I acquire in the fields of social work, psychology, and gerontology and publish three series: Foundations of Social Work Knowledge, Empowering the Powerless, and the End of Life Care series.
Our social work list is Bowker’s top-ranked university press list in the discipline. It is comprised of MSW, advanced BSW and doctoral-level main and ancillary text books, practice-oriented projects, and research, reference and scholarly works. Classic texts include Alfred Kadushin’s The Social Work Interview and Supervision in Social Work, Alex Gitterman’s The Life Model Practice of Social Work Practice and Mutual Aid Groups, Vulnerable Populations and the Life Cycle, Northen and Kurland’s Social Work with Groups, Frederic Reamer’s Philosophical Foundations of Social Work and Social Work Values and Ethics, and Reid and Fortune’s Research in Social Work.

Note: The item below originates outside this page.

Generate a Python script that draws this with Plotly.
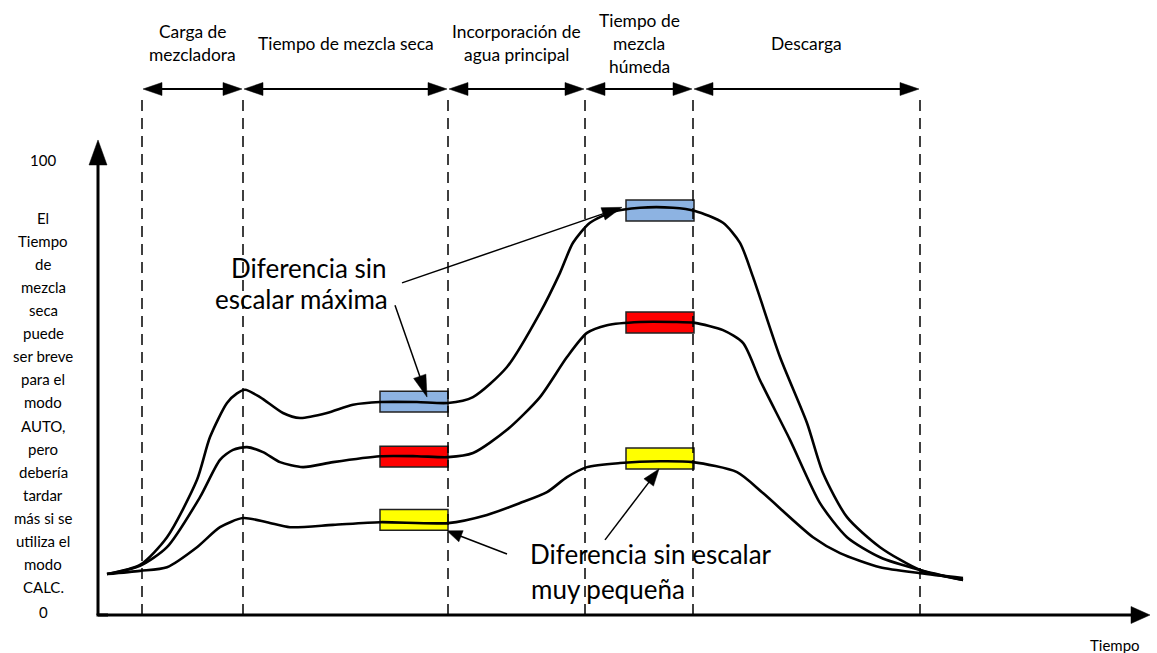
import math
import plotly.graph_objects as go

# ---------------- data ----------------
# phase boundaries on the time axis (time units)
phase_bounds = [4.4, 14.5, 35.0, 48.7, 59.5, 82.2]
phase_labels = [
    ["Carga de", "mezcladora"],
    ["Tiempo de mezcla seca"],
    ["Incorporación de", "agua principal"],
    ["Tiempo de", "mezcla", "húmeda"],
    ["Descarga"],
]

# three curves (time, value 0..100)
t_blue = [0.9, 4.2, 6.9, 9.9, 11.2, 12.9, 13.9, 14.7, 16.2, 18.5, 20.2, 22.9, 25.5, 28.2, 31.9, 35.0,
          37.5, 40.9, 44.2, 46.2, 47.5, 49.2, 51.5, 54.2, 57.5, 59.7, 62.5, 64.2, 65.5, 68.2,
          70.9, 72.5, 74.9, 78.2, 82.2, 86.5]
v_blue = [9.0, 11.0, 17.1, 29.7, 39.1, 46.6, 48.7, 49.5, 47.9, 44.4, 43.3, 44.4, 46.2, 46.8, 46.8, 46.6,
          47.9, 54.5, 66.4, 75.2, 81.8, 86.2, 88.6, 89.5, 89.5, 88.8, 86.2, 81.8, 74.3, 56.7,
          42.2, 31.2, 21.5, 14.9, 9.9, 7.7]

t_red = [0.9, 4.2, 6.9, 10.2, 12.2, 13.5, 14.9, 16.5, 18.2, 20.5, 23.5, 28.2, 31.9, 35.0, 37.5, 40.9,
         44.2, 46.9, 48.9, 50.9, 54.2, 57.5, 59.7, 62.5, 64.5, 66.2, 69.2, 72.2, 74.9, 78.2,
         82.2, 86.5]
v_red = [9.0, 10.8, 14.9, 25.9, 34.1, 36.3, 36.9, 35.8, 33.6, 32.5, 33.6, 34.9, 34.9, 34.7, 35.6, 40.7,
         47.9, 56.7, 62.0, 63.7, 64.4, 64.4, 64.2, 62.6, 59.8, 51.6, 38.5, 24.6, 17.1, 12.7,
         9.9, 7.7]

t_yellow = [0.9, 4.2, 6.9, 9.9, 12.2, 14.5, 16.9, 19.2, 23.5, 28.2, 35.0, 38.9, 42.2, 44.9, 46.9,
            48.9, 52.2, 56.2, 59.5, 63.9, 66.5, 71.5, 74.2, 78.2, 82.2, 86.5]
v_yellow = [9.0, 9.7, 10.5, 14.9, 19.3, 21.3, 20.4, 19.3, 19.8, 20.4, 20.2, 22.0, 24.6, 27.0, 30.3,
            32.5, 33.4, 33.8, 33.6, 31.4, 26.8, 17.1, 13.6, 10.5, 9.2, 8.1]

# sample windows (boxes)
box_left_t = [28.2, 35.0]
box_right_t = [52.8, 59.6]
box_left_v = [46.9, 34.8, 20.9]
box_right_v = [88.9, 64.3, 34.4]
box_half = 2.3
box_colors = ["#8DB3E2", "#FF0000", "#FFFF00"]

left_text = ["El", "Tiempo", "de", "mezcla", "seca", "puede", "ser breve", "para el", "modo",
             "AUTO,", "pero", "debería", "tardar", "más si se", "utiliza el", "modo", "CALC."]

# ---------------- layout geometry ----------------
W, H = 1157, 653
X_RANGE = [-9.8, 105.9]
Y_RANGE = [-8.352, 135.165]
KX = W / (X_RANGE[1] - X_RANGE[0])   # px per time unit
KY = H / (Y_RANGE[1] - Y_RANGE[0])   # px per value unit
FONT = "Lato"


def head_path(tip, tail, length_px, half_w_px):
    dx = (tip[0] - tail[0]) * KX
    dy = -(tip[1] - tail[1]) * KY
    n = math.hypot(dx, dy)
    ux, uy = dx / n, dy / n
    bx, by = -ux * length_px, -uy * length_px
    px_, py_ = -uy * half_w_px, ux * half_w_px
    def tod(ox, oy):
        return tip[0] + ox / KX, tip[1] - oy / KY
    b1 = tod(bx + px_, by + py_)
    b2 = tod(bx - px_, by - py_)
    base = tod(bx * 0.9, by * 0.9)
    path = f"M{tip[0]},{tip[1]} L{b1[0]},{b1[1]} L{b2[0]},{b2[1]} Z"
    return path, base


shapes = []
annotations = []


def arrow(tail, tip, width, L, hw, double=False):
    p, base = head_path(tip, tail, L, hw)
    start = tail
    if double:
        p2, base2 = head_path(tail, tip, L, hw)
        shapes.append(dict(type="path", path=p2, xref="x", yref="y", fillcolor="black",
                           line=dict(color="black", width=0.5)))
        start = base2
    shapes.append(dict(type="line", x0=start[0], y0=start[1], x1=base[0], y1=base[1],
                       xref="x", yref="y", line=dict(color="black", width=width)))
    shapes.append(dict(type="path", path=p, xref="x", yref="y", fillcolor="black",
                       line=dict(color="black", width=0.5)))


# boxes (below curves)
for vals, span in ((box_left_v, box_left_t), (box_right_v, box_right_t)):
    for v, c in zip(vals, box_colors):
        shapes.append(dict(type="rect", x0=span[0], x1=span[1], y0=v - box_half, y1=v + box_half,
                           xref="x", yref="y", fillcolor=c, layer="below",
                           line=dict(color="#222222", width=1.5)))

# dashed phase boundaries
dash_top = 113.2
for b in phase_bounds:
    shapes.append(dict(type="line", x0=b, x1=b, y0=0, y1=dash_top, xref="x", yref="y",
                       layer="below", line=dict(color="black", width=1.5, dash="11px,7px")))

# double arrows for phases
arr_v = 115.6
for i in range(len(phase_bounds) - 1):
    a, b = phase_bounds[i] + 0.1, phase_bounds[i + 1] - 0.1
    arrow((a, arr_v), (b, arr_v), 2, 19, 6.5, double=True)

# axes
arrow((0, 0), (0, 104.4), 3, 25, 9)
arrow((0, 0), (105.2, 0), 3, 19, 8.5)
shapes.append(dict(type="line", x0=-0.15, x1=1, y0=0, y1=0, xref="x", yref="y",
                   line=dict(color="black", width=3)))

# annotation arrows
arrow((30.4, 73.0), (52.4, 89.6), 1.5, 20, 6.5)
arrow((29.7, 68.1), (32.9, 47.9), 1.5, 22, 6.5)
arrow((40.9, 13.4), (34.9, 18.5), 1.5, 15, 6)
arrow((50.7, 16.5), (56.1, 32.1), 1.5, 17, 6)

# phase labels
lab_center_v = 125.7
lab_step = 23 / KY
for i, lines in enumerate(phase_labels):
    xc = (phase_bounds[i] + phase_bounds[i + 1]) / 2
    n = len(lines)
    for j, txt in enumerate(lines):
        y = lab_center_v - (j - (n - 1) / 2) * lab_step
        annotations.append(dict(x=xc, y=y, text=txt, showarrow=False, xref="x", yref="y",
                                xanchor="center", yanchor="middle",
                                font=dict(family=FONT, size=17.4, color="black")))

# left column text
left_x = -5.5
annotations.append(dict(x=left_x, y=100, text="100", showarrow=False, xref="x", yref="y",
                        xanchor="center", yanchor="middle",
                        font=dict(family=FONT, size=15, color="black")))
annotations.append(dict(x=left_x, y=0.7, text="0", showarrow=False, xref="x", yref="y",
                        xanchor="center", yanchor="middle",
                        font=dict(family=FONT, size=15, color="black")))
top_v, step_v = 87.25, 23.06 / KY
for j, txt in enumerate(left_text):
    annotations.append(dict(x=left_x, y=top_v - j * step_v, text=txt, showarrow=False,
                            xref="x", yref="y", xanchor="center", yanchor="middle",
                            font=dict(family=FONT, size=15, color="black")))

# axis label
annotations.append(dict(x=101.7, y=-6.6, text="Tiempo", showarrow=False, xref="x", yref="y",
                        xanchor="center", yanchor="middle",
                        font=dict(family=FONT, size=15, color="black")))

# big callouts
big = 26
annotations.append(dict(x=29.1, y=76.2, text="Diferencia sin", showarrow=False, xref="x",
                        yref="y", xanchor="right", yanchor="middle",
                        font=dict(family=FONT, size=big, color="black")))
annotations.append(dict(x=29.2, y=69.4, text="escalar máxima", showarrow=False, xref="x",
                        yref="y", xanchor="right", yanchor="middle",
                        font=dict(family=FONT, size=big, color="black")))
annotations.append(dict(x=43.0, y=13.4, text="Diferencia sin escalar", showarrow=False,
                        xref="x", yref="y", xanchor="left", yanchor="middle",
                        font=dict(family=FONT, size=big, color="black")))
annotations.append(dict(x=43.1, y=5.7, text="muy pequeña", showarrow=False, xref="x",
                        yref="y", xanchor="left", yanchor="middle",
                        font=dict(family=FONT, size=big, color="black")))

fig = go.Figure()
for t, v in ((t_blue, v_blue), (t_red, v_red), (t_yellow, v_yellow)):
    fig.add_trace(go.Scatter(x=t, y=v, mode="lines", hoverinfo="skip",
                             line=dict(color="black", width=2.6, shape="spline", smoothing=0.7)))

fig.update_layout(
    width=W, height=H, margin=dict(l=0, r=0, t=0, b=0),
    paper_bgcolor="white", plot_bgcolor="white", showlegend=False,
    xaxis=dict(range=X_RANGE, visible=False, fixedrange=True),
    yaxis=dict(range=Y_RANGE, visible=False, fixedrange=True),
    shapes=shapes, annotations=annotations,
)

fig.write_html("out.html", config={"displayModeBar": False},
               post_script="document.body.style.margin='0';document.body.style.overflow='hidden';")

Among our strong new practice titles are Marion Bogo’s Social Work Practice, Wood and Tully’s The Structural Approach to Direct Practice in Social Work, 3rd Edition, an upcoming edition of Ronald Rooney’s Strategies for Work with Involuntary Clients, Mallon and Hess’s Child Welfare for the 21st Century, and Sonia Austrian’s Mental Disorders, Medications, and Clinical Social Work, 3rd Edition.
The diversity of social worker perspectives and roles and the field’s international orientation are reflected in Elisabeth Reichert’s Social Work and Human Rights and Challenges in Human Rights, Kontos, Barrios and Brotherton’s Gangs and Society, Simon and Rhorda’s In Their Own Voices: Transracial Adoptees Tell Their Stories, and Messinger and Morrow’s Sexual Orientation and Gender Expression in Social Work Practice.
That diversity is also reflected in our clinical psychology books, where authors take pains to include case studies from oppressed populations, including Firestein’s Becoming Visible, Miller and Mason’s Diagnosis Schizophrenia, and Brandell and Ringel’s Attachment and Dynamic Practice.
Our gerontology authors are leaders in the field and include Nancy Hooyman and Betty Kramer who have written the instant classic Living Through Loss, Joan Berzoff and Phyllis Silverman, with their glowingly-reviewed Living with Dying, and Virginia Richardson and Amanda Barusch, who’ve put together the state-of-the art guide to practice, Gerontological Practice in the Twenty-first Century. Columbia has been at the forefront of publishing on gerontological practice with diverse populations, as in Pat Kolb’s Social Work Practice with Enthically and Racially Diverse Nursing Home Residents and Their Families, and Doug Kimmel, et al’s Lesbian, Gay, Bisexual and Transgender Aging.
I am interested in text, single-volume reference, and books for the general reader in the above fields and in related fields such as criminology, ethnic and gender studies, mental health, and sociology that could crossover to social work, psychology and gerontology audiences.